On December 13, outgoing Institute CEO Walter Isaacson sat down with the 2017 winner of the Preston Robert Tisch Award in Civic Leadership, New Orleans Mayor Mitch Landrieu. They discussed their shared hometown and the unique challenges Landrieu has faced there, like bringing the city back from the devastation of both Hurricane Katrina and the BP oil spill. The mayor spoke about rebuilding the school system, the health care system, and the levee system.
Landrieu also talked about growing up in one of New Orleans’s first integrated neighborhoods and being raised by Maurice “Moon” Landrieu, the city’s mayor in the early 1970s who was famous for opening up top City Hall positions to African Americans. “Diversity for New Orleans has always been its strength,” Landrieu said, citing the city’s Spanish and French influences.

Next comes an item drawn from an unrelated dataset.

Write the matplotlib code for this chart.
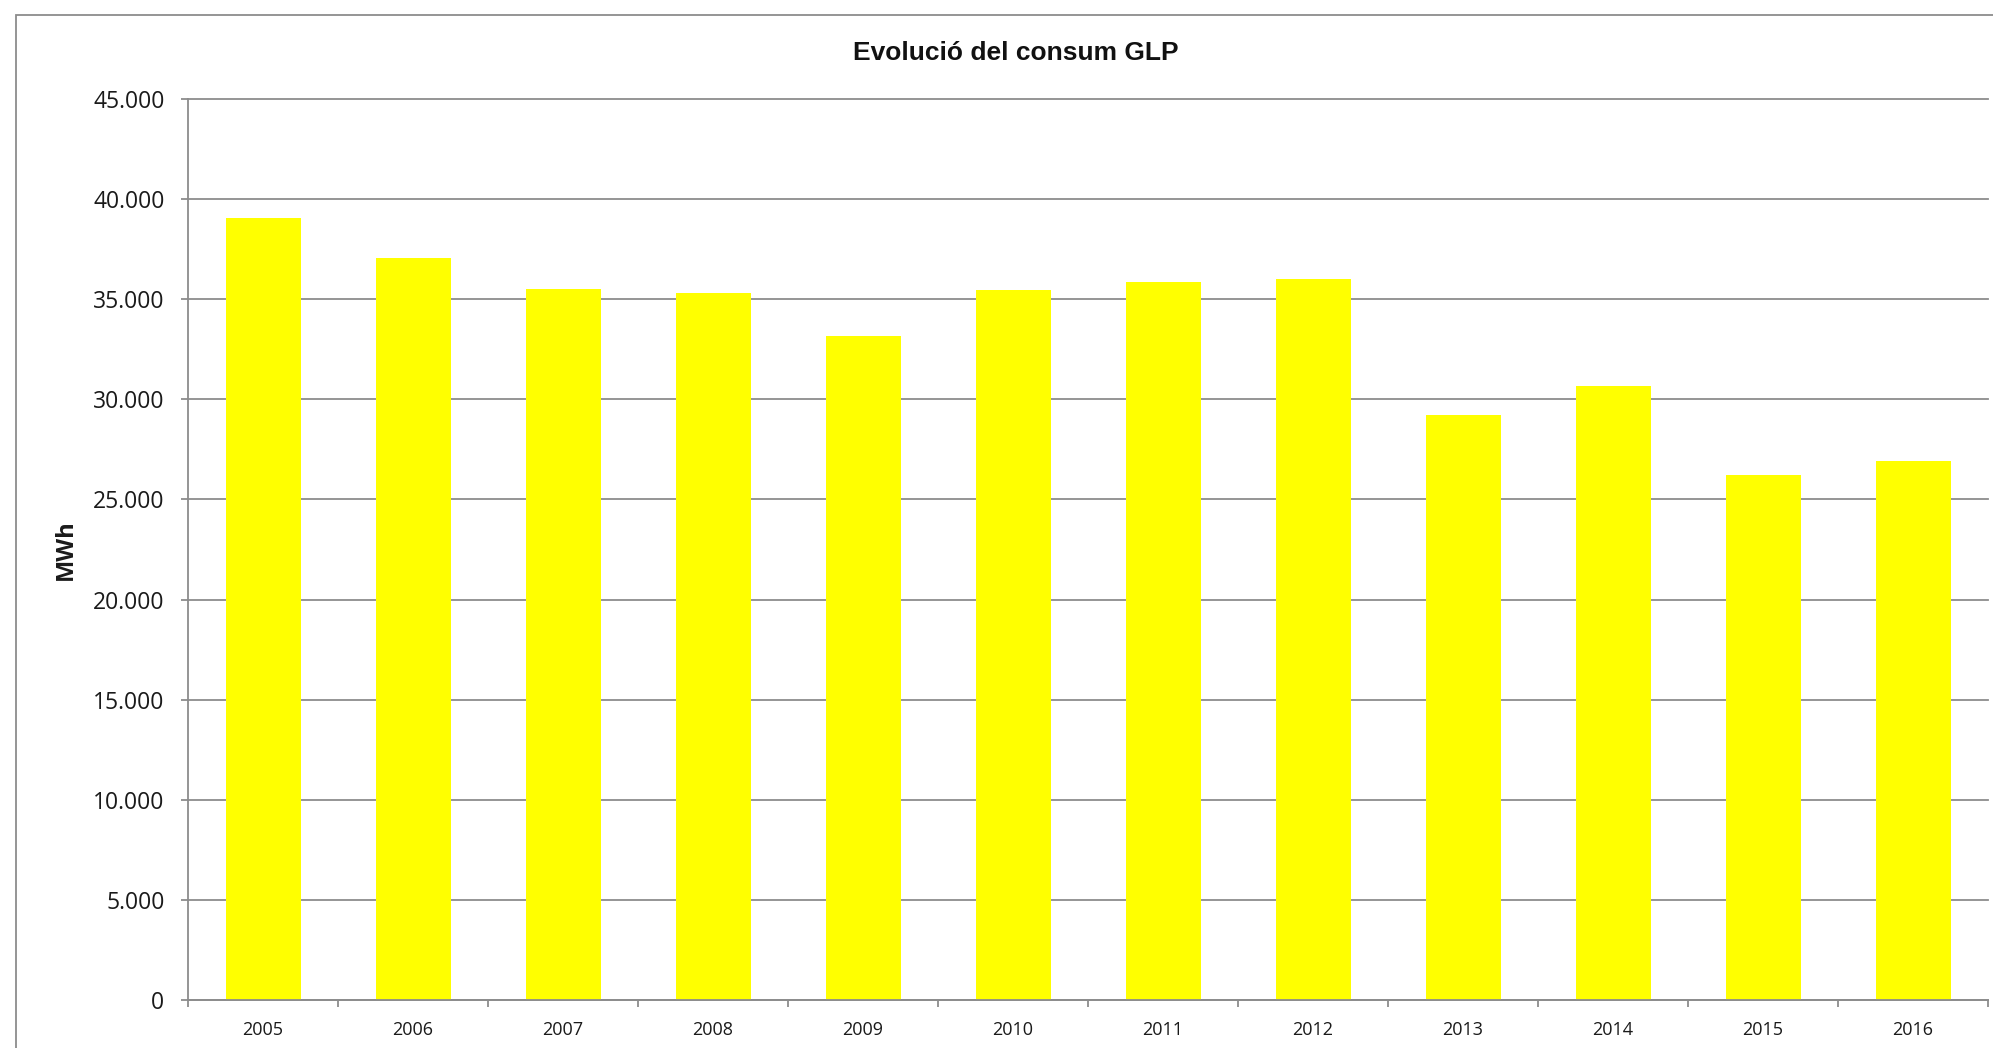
#!/usr/bin/env python3
"""Bar chart: evolució del consum de GLP (MWh), 2005-2016."""
import matplotlib
matplotlib.use("Agg")
import matplotlib.pyplot as plt
from matplotlib.patches import Rectangle
from matplotlib.ticker import FuncFormatter, FixedLocator

# ── Data ────────────────────────────────────────────────────────────────
years = ["2005", "2006", "2007", "2008", "2009", "2010",
         "2011", "2012", "2013", "2014", "2015", "2016"]
consum_mwh = [39065, 37060, 35510, 35310, 33150, 35450,
              35850, 36000, 29200, 30650, 26200, 26900]
y_ticks = [0, 5000, 10000, 15000, 20000, 25000, 30000, 35000, 40000, 45000]

TITLE = "Evolució del consum GLP"
Y_LABEL = "MWh"

GREY = "#8c8c8c"
W, H = 1993, 1048


def thousands(v, _pos=None):
    # catalan style: dot as thousands separator
    return f"{int(v):,}".replace(",", ".")


def main():
    fig = plt.figure(figsize=(W / 100, H / 100), dpi=100)
    fig.patch.set_facecolor("white")

    # chart area frame (runs off the right/bottom edge)
    fig.patches.append(Rectangle((16 / W, -0.1), 1.2, 1 - 15 / H + 0.1,
                                 transform=fig.transFigure, fill=False,
                                 edgecolor=GREY, linewidth=1.3, zorder=0))

    left, right = 188 / W, 1988 / W
    bottom, top = 1 - 1000 / H, 1 - 99 / H
    ax = fig.add_axes([left, bottom, right - left, top - bottom])

    x = list(range(len(years)))
    ax.bar(x, consum_mwh, width=0.5, color="#ffff00", edgecolor="none", zorder=2)

    ax.set_xlim(-0.5, len(years) - 0.5)
    ax.set_ylim(0, 45000)

    # gridlines / spines
    ax.set_yticks(y_ticks)
    ax.yaxis.set_major_formatter(FuncFormatter(thousands))
    ax.grid(axis="y", color=GREY, linewidth=1.3, zorder=1)
    ax.set_axisbelow(True)
    for gl in ax.get_ygridlines():
        gl.set_clip_on(False)  # keep the 45.000 line at full width
    for side in ("top", "right"):
        ax.spines[side].set_visible(False)
    for side in ("left", "bottom"):
        ax.spines[side].set_color(GREY)
        ax.spines[side].set_linewidth(1.3)

    # labels at category centres, tick marks at category boundaries
    ax.set_xticks(x)
    ax.set_xticklabels(years)
    ax.xaxis.set_minor_locator(FixedLocator([i - 0.5 for i in range(len(years) + 1)]))
    ax.tick_params(axis="x", which="major", length=0, pad=15)
    ax.tick_params(axis="x", which="minor", length=5, width=1.3, color=GREY)
    ax.tick_params(axis="y", length=5, width=1.3, color=GREY, pad=12)

    for lbl in ax.get_xticklabels():
        lbl.set_fontfamily("Open Sans")
        lbl.set_fontsize(13)
        lbl.set_color("#1a1a1a")
    for lbl in ax.get_yticklabels():
        lbl.set_fontfamily("Open Sans")
        lbl.set_fontsize(16.5)
        lbl.set_color("#1a1a1a")

    fig.text(66 / W, 1 - 550 / H, Y_LABEL, rotation=90, ha="center", va="center",
             fontfamily="Open Sans", fontweight="bold", fontsize=17, color="#1a1a1a")
    fig.text(1016 / W, 1 - 60 / H, TITLE, ha="center", va="baseline",
             fontfamily="Liberation Sans", fontweight="bold", fontsize=19, color="#111111")

    fig.savefig("out.png", dpi=100, facecolor="white")


if __name__ == "__main__":
    main()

Landrieu also discussed the events that led to the removal of Confederate statues from the city’s public spaces. It started with a conversation with New Orleans native and jazz musician Wynton Marsalis, who asked Landrieu to take down a prominent statue of Robert E. Lee, which led Landrieu on a quest to understand the monument’s significance. He found that it had been put up years after the Civil War by people who wanted to glorify the Confederacy and what it stood for. “If I wanted to build a multicultural city,” Landrieu explained, “I had to think about public spaces. There is a dangerous tendency to rest in a bed of denial on these issues. We have to stop telling historical lies.” Then nine people were killed at the Emanuel African Methodist Episcopal Church in Charleston, South Carolina. He knew: “Now is the time.” And the statues came down. As Isaacson said of Landrieu, “It is one thing to understand intellectually, but it takes leadership to act on it.”